*Available data*
----------
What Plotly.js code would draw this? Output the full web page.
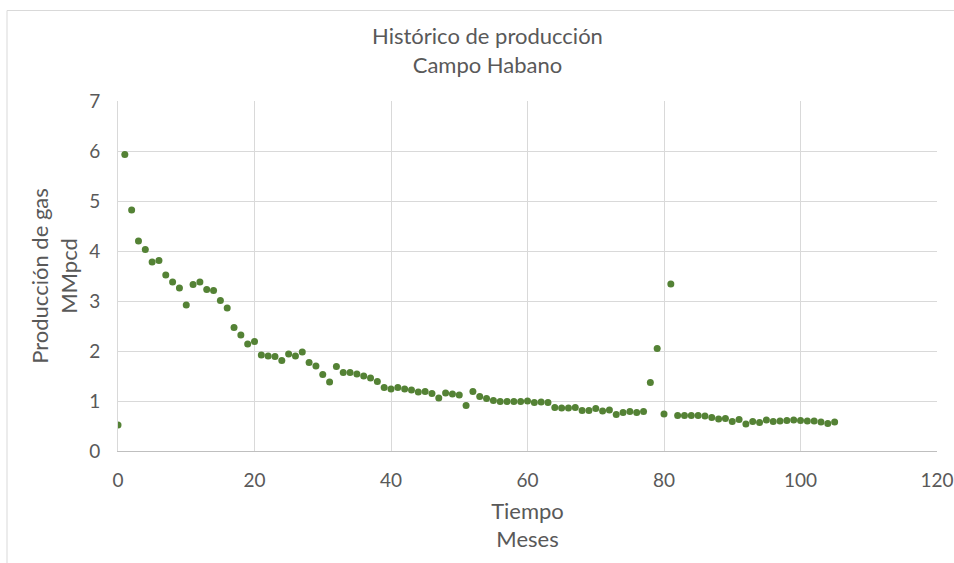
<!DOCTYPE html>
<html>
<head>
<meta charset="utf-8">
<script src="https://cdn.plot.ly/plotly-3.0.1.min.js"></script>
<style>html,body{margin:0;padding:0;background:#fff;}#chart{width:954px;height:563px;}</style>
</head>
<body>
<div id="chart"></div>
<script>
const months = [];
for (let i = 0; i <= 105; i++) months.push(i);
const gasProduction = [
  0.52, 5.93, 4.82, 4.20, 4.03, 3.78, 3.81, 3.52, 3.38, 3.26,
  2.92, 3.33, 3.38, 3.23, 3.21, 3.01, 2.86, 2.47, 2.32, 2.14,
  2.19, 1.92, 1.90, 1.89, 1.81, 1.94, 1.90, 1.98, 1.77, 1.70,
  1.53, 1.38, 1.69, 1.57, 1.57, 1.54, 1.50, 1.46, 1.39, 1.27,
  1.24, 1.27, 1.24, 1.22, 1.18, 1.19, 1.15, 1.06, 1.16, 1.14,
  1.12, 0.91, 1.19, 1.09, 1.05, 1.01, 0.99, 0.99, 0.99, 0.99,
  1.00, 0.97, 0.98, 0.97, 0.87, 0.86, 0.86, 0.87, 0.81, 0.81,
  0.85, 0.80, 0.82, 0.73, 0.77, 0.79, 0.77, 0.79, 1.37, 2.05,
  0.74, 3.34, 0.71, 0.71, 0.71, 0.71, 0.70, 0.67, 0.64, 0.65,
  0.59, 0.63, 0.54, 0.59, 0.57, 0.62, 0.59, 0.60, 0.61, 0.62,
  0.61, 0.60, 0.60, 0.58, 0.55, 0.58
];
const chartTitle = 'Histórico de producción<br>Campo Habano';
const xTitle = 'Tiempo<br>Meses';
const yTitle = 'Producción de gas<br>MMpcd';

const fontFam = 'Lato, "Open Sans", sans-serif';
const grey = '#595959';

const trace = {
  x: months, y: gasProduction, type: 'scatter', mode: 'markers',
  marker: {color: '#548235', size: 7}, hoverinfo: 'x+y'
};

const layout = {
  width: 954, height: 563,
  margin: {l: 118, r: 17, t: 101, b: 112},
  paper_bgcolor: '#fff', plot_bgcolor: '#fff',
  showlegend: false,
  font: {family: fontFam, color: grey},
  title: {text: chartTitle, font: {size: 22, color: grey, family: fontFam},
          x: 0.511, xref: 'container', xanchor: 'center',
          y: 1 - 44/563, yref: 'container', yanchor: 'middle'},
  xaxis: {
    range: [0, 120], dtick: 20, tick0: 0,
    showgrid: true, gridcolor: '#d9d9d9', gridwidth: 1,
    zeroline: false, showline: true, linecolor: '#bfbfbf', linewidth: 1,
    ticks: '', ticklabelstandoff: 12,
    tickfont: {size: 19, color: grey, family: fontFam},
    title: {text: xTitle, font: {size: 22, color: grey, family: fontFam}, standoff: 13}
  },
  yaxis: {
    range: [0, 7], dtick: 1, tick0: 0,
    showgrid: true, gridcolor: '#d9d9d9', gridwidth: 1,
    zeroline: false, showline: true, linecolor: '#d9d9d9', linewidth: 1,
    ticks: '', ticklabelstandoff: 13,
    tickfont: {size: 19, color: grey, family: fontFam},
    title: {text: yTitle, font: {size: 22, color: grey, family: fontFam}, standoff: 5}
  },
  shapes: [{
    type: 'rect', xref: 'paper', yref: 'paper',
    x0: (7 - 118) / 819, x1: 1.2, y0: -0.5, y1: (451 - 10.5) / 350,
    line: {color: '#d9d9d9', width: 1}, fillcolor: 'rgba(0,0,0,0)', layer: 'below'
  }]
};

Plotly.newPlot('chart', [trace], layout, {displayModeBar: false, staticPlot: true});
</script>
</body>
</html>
----------
*Work to do*
All of the data needs repeating exactly, but the pictures do not.

*Solution to this exercise*
What Plotly.js code would draw this? Output the full web page.
<!DOCTYPE html>
<html>
<head>
<meta charset="utf-8">
<script src="https://cdn.plot.ly/plotly-3.0.1.min.js"></script>
<style>html,body{margin:0;padding:0;background:#fff;}#chart{width:954px;height:563px;}</style>
</head>
<body>
<div id="chart"></div>
<script>
const months = [];
for (let i = 0; i <= 105; i++) months.push(i);
const gasProduction = [
  0.52, 5.93, 4.82, 4.20, 4.03, 3.78, 3.81, 3.52, 3.38, 3.26,
  2.92, 3.33, 3.38, 3.23, 3.21, 3.01, 2.86, 2.47, 2.32, 2.14,
  2.19, 1.92, 1.90, 1.89, 1.81, 1.94, 1.90, 1.98, 1.77, 1.70,
  1.53, 1.38, 1.69, 1.57, 1.57, 1.54, 1.50, 1.46, 1.39, 1.27,
  1.24, 1.27, 1.24, 1.22, 1.18, 1.19, 1.15, 1.06, 1.16, 1.14,
  1.12, 0.91, 1.19, 1.09, 1.05, 1.01, 0.99, 0.99, 0.99, 0.99,
  1.00, 0.97, 0.98, 0.97, 0.87, 0.86, 0.86, 0.87, 0.81, 0.81,
  0.85, 0.80, 0.82, 0.73, 0.77, 0.79, 0.77, 0.79, 1.37, 2.05,
  0.74, 3.34, 0.71, 0.71, 0.71, 0.71, 0.70, 0.67, 0.64, 0.65,
  0.59, 0.63, 0.54, 0.59, 0.57, 0.62, 0.59, 0.60, 0.61, 0.62,
  0.61, 0.60, 0.60, 0.58, 0.55, 0.58
];
const chartTitle = 'Histórico de producción<br>Campo Habano';
const xTitle = 'Tiempo<br>Meses';
const yTitle = 'Producción de gas<br>MMpcd';

const fontFam = 'Lato, "Open Sans", sans-serif';
const grey = '#595959';

const trace = {
  x: months, y: gasProduction, type: 'scatter', mode: 'markers',
  marker: {color: '#548235', size: 7}, hoverinfo: 'x+y'
};

const layout = {
  width: 954, height: 563,
  margin: {l: 118, r: 17, t: 101, b: 112},
  paper_bgcolor: '#fff', plot_bgcolor: '#fff',
  showlegend: false,
  font: {family: fontFam, color: grey},
  title: {text: chartTitle, font: {size: 22, color: grey, family: fontFam},
          x: 0.511, xref: 'container', xanchor: 'center',
          y: 1 - 44/563, yref: 'container', yanchor: 'middle'},
  xaxis: {
    range: [0, 120], dtick: 20, tick0: 0,
    showgrid: true, gridcolor: '#d9d9d9', gridwidth: 1,
    zeroline: false, showline: true, linecolor: '#bfbfbf', linewidth: 1,
    ticks: '', ticklabelstandoff: 12,
    tickfont: {size: 19, color: grey, family: fontFam},
    title: {text: xTitle, font: {size: 22, color: grey, family: fontFam}, standoff: 13}
  },
  yaxis: {
    range: [0, 7], dtick: 1, tick0: 0,
    showgrid: true, gridcolor: '#d9d9d9', gridwidth: 1,
    zeroline: false, showline: true, linecolor: '#d9d9d9', linewidth: 1,
    ticks: '', ticklabelstandoff: 13,
    tickfont: {size: 19, color: grey, family: fontFam},
    title: {text: yTitle, font: {size: 22, color: grey, family: fontFam}, standoff: 5}
  },
  shapes: [{
    type: 'rect', xref: 'paper', yref: 'paper',
    x0: (7 - 118) / 819, x1: 1.2, y0: -0.5, y1: (451 - 10.5) / 350,
    line: {color: '#d9d9d9', width: 1}, fillcolor: 'rgba(0,0,0,0)', layer: 'below'
  }]
};

Plotly.newPlot('chart', [trace], layout, {displayModeBar: false, staticPlot: true});
</script>
</body>
</html>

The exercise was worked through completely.